Comparison of GPS derived TEC with the TEC predicted by IRI 2012 model in the southern Equatorial Ionization Anomaly crest within the Eastern Africa region

We have compared the TEC obtained from the IRI-2012 model with the GPS derived TEC data recorded within southern crest of the EIA in the Eastern Africa region using the monthly means of the 5 international quiet days for equinoxes and solstices months for the period of 2012 – 2013. GPS-derived TEC data have been obtained from the Africa array and IGS network of ground based dual-frequency GPS receivers from four stations (Kigali (1.95°S, 30.09°E; Geom. Lat. 11.63°S), Malindi (2.99°S, 40.19°E; Geom. Lat. 12.42°S), Mbarara (0.60°S, 30.74°E; Geom. Lat. 10.22°S) and Nairobi (1.22°S, 36.89°E; Geom.

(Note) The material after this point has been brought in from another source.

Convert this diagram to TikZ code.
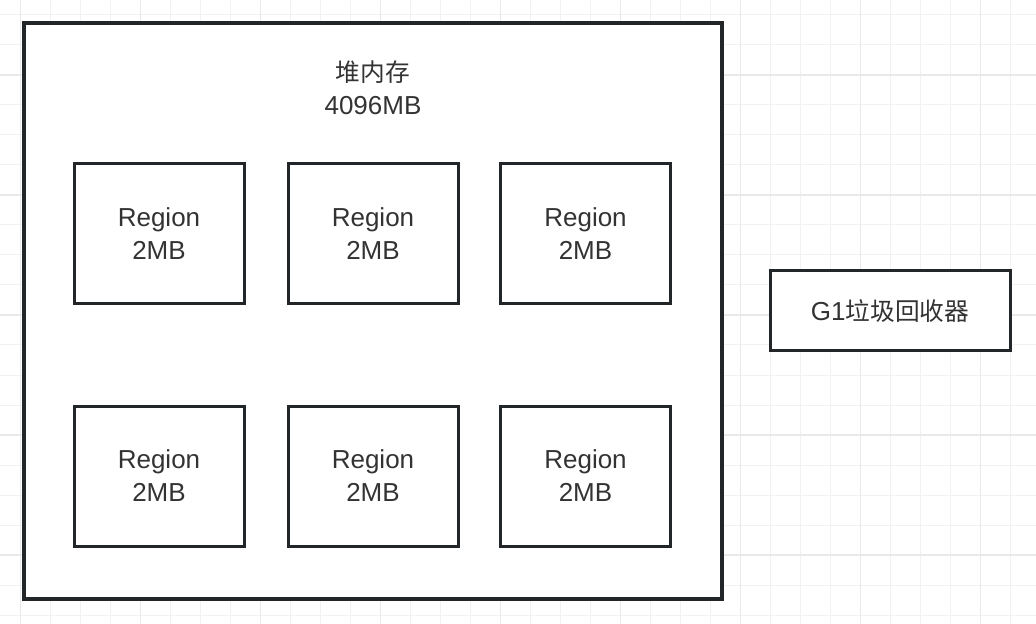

Lat. 10.69°S)) located within the EIA crest in this region. All the three options for topside Ne of IRI-2012 model and ABT-2009 for bottomside thickness have been used to compute the IRI TEC. Also URSI coefficients were considered in this study. These results are compared with the TEC estimated from GPS measurements. Correlation Coefficients between the two sets of data, the Root-Mean Square Errors (RMSE) of the IRI-TEC from the GPS-TEC, and the percentage RMSE of the IRI-TEC from the GPS-TEC have been computed. Our general results show that IRI-2012 model with all three options overestimates the GPS-TEC for all seasons and at all stations, and IRI-2001 overestimates GPS-TEC more compared with other options. IRI-Neq and IRI-01-corr are closely matching in most of the time. The observation also shows that, GPS TEC are underestimated by TEC from IRI model during noon hours, especially during equinoctial months. Further, GPS-TEC values and IRI-TEC values using all the three topside Ne options show very good correlation (above 0.8). On the other hand, the TEC using IRI-Neq and IRI-01- corr had smaller deviations from the GPS-TEC compared to the IRI-2001.